» **YOUR OBJECTIVE**
Will you write out the data exactly, excluding every picture?

» **INPUT DATA**
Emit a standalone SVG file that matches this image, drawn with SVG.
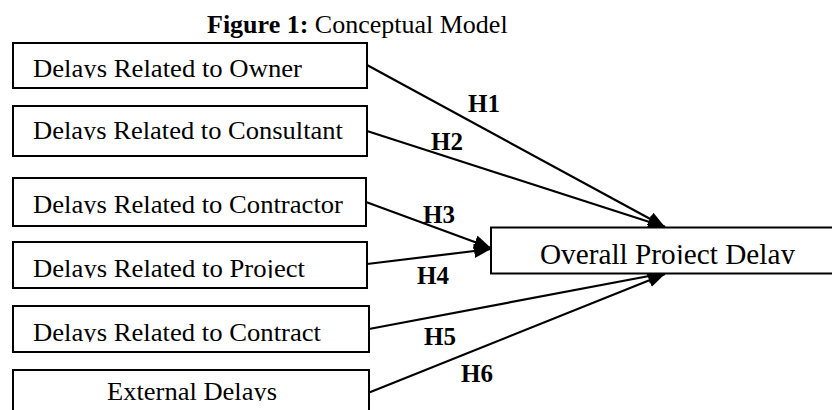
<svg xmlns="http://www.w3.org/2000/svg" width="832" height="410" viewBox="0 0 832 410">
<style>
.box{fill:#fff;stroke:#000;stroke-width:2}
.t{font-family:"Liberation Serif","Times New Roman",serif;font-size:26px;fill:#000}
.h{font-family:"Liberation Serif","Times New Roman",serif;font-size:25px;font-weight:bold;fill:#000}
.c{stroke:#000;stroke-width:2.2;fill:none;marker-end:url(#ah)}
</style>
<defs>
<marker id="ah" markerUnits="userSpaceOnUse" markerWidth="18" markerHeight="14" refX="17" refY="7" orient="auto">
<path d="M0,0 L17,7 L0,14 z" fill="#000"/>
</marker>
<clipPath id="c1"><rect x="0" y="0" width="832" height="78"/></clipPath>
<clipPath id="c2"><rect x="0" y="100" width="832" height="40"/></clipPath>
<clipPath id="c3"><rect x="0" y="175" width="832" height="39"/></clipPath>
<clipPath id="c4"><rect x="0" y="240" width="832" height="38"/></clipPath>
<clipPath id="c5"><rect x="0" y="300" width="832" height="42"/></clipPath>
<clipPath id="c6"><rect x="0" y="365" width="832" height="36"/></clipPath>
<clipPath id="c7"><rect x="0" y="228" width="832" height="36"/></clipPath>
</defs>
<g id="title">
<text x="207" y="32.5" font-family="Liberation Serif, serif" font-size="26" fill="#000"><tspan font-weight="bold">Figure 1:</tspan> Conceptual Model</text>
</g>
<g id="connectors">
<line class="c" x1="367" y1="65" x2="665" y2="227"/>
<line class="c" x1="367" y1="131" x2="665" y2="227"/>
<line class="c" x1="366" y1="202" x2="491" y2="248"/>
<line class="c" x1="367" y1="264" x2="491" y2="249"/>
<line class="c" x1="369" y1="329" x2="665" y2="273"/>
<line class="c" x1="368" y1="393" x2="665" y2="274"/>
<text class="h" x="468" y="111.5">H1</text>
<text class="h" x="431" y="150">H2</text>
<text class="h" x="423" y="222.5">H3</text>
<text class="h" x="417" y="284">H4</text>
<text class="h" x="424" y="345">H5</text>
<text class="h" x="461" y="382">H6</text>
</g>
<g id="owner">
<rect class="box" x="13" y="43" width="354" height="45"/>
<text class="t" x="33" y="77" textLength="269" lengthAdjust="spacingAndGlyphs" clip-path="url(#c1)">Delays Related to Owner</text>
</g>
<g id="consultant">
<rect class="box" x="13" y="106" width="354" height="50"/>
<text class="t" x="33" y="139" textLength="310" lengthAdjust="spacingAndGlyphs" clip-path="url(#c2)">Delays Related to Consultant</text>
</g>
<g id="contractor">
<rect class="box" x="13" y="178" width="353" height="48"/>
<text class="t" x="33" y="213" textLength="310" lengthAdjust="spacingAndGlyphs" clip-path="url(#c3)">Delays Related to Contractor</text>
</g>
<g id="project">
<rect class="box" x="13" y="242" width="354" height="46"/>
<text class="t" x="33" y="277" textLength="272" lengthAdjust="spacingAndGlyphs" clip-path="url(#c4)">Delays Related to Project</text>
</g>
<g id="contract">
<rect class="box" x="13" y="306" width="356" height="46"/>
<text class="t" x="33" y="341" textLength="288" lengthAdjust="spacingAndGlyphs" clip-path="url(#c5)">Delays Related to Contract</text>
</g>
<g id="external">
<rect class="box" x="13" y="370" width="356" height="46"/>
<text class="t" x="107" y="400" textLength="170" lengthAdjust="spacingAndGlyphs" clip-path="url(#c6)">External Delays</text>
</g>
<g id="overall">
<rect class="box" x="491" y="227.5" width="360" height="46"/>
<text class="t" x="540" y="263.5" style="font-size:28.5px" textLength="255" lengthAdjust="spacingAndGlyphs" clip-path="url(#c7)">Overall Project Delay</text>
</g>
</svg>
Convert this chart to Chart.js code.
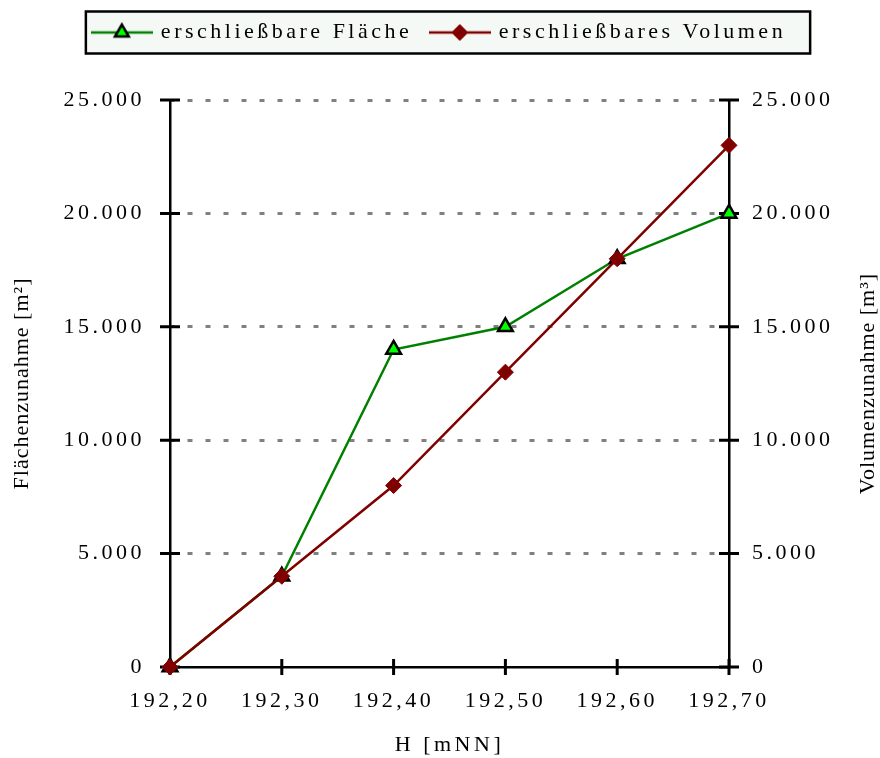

» **IN RESPONSE**
Emit a standalone SVG file that matches this image, drawn with SVG.
<svg xmlns="http://www.w3.org/2000/svg" width="832" height="410" viewBox="0 0 832 410">
<style>
.box{fill:#fff;stroke:#000;stroke-width:2}
.t{font-family:"Liberation Serif","Times New Roman",serif;font-size:26px;fill:#000}
.h{font-family:"Liberation Serif","Times New Roman",serif;font-size:25px;font-weight:bold;fill:#000}
.c{stroke:#000;stroke-width:2.2;fill:none;marker-end:url(#ah)}
</style>
<defs>
<marker id="ah" markerUnits="userSpaceOnUse" markerWidth="18" markerHeight="14" refX="17" refY="7" orient="auto">
<path d="M0,0 L17,7 L0,14 z" fill="#000"/>
</marker>
<clipPath id="c1"><rect x="0" y="0" width="832" height="78"/></clipPath>
<clipPath id="c2"><rect x="0" y="100" width="832" height="40"/></clipPath>
<clipPath id="c3"><rect x="0" y="175" width="832" height="39"/></clipPath>
<clipPath id="c4"><rect x="0" y="240" width="832" height="38"/></clipPath>
<clipPath id="c5"><rect x="0" y="300" width="832" height="42"/></clipPath>
<clipPath id="c6"><rect x="0" y="365" width="832" height="36"/></clipPath>
<clipPath id="c7"><rect x="0" y="228" width="832" height="36"/></clipPath>
</defs>
<g id="title">
<text x="207" y="32.5" font-family="Liberation Serif, serif" font-size="26" fill="#000"><tspan font-weight="bold">Figure 1:</tspan> Conceptual Model</text>
</g>
<g id="connectors">
<line class="c" x1="367" y1="65" x2="665" y2="227"/>
<line class="c" x1="367" y1="131" x2="665" y2="227"/>
<line class="c" x1="366" y1="202" x2="491" y2="248"/>
<line class="c" x1="367" y1="264" x2="491" y2="249"/>
<line class="c" x1="369" y1="329" x2="665" y2="273"/>
<line class="c" x1="368" y1="393" x2="665" y2="274"/>
<text class="h" x="468" y="111.5">H1</text>
<text class="h" x="431" y="150">H2</text>
<text class="h" x="423" y="222.5">H3</text>
<text class="h" x="417" y="284">H4</text>
<text class="h" x="424" y="345">H5</text>
<text class="h" x="461" y="382">H6</text>
</g>
<g id="owner">
<rect class="box" x="13" y="43" width="354" height="45"/>
<text class="t" x="33" y="77" textLength="269" lengthAdjust="spacingAndGlyphs" clip-path="url(#c1)">Delays Related to Owner</text>
</g>
<g id="consultant">
<rect class="box" x="13" y="106" width="354" height="50"/>
<text class="t" x="33" y="139" textLength="310" lengthAdjust="spacingAndGlyphs" clip-path="url(#c2)">Delays Related to Consultant</text>
</g>
<g id="contractor">
<rect class="box" x="13" y="178" width="353" height="48"/>
<text class="t" x="33" y="213" textLength="310" lengthAdjust="spacingAndGlyphs" clip-path="url(#c3)">Delays Related to Contractor</text>
</g>
<g id="project">
<rect class="box" x="13" y="242" width="354" height="46"/>
<text class="t" x="33" y="277" textLength="272" lengthAdjust="spacingAndGlyphs" clip-path="url(#c4)">Delays Related to Project</text>
</g>
<g id="contract">
<rect class="box" x="13" y="306" width="356" height="46"/>
<text class="t" x="33" y="341" textLength="288" lengthAdjust="spacingAndGlyphs" clip-path="url(#c5)">Delays Related to Contract</text>
</g>
<g id="external">
<rect class="box" x="13" y="370" width="356" height="46"/>
<text class="t" x="107" y="400" textLength="170" lengthAdjust="spacingAndGlyphs" clip-path="url(#c6)">External Delays</text>
</g>
<g id="overall">
<rect class="box" x="491" y="227.5" width="360" height="46"/>
<text class="t" x="540" y="263.5" style="font-size:28.5px" textLength="255" lengthAdjust="spacingAndGlyphs" clip-path="url(#c7)">Overall Project Delay</text>
</g>
</svg>
Convert this chart to Chart.js code.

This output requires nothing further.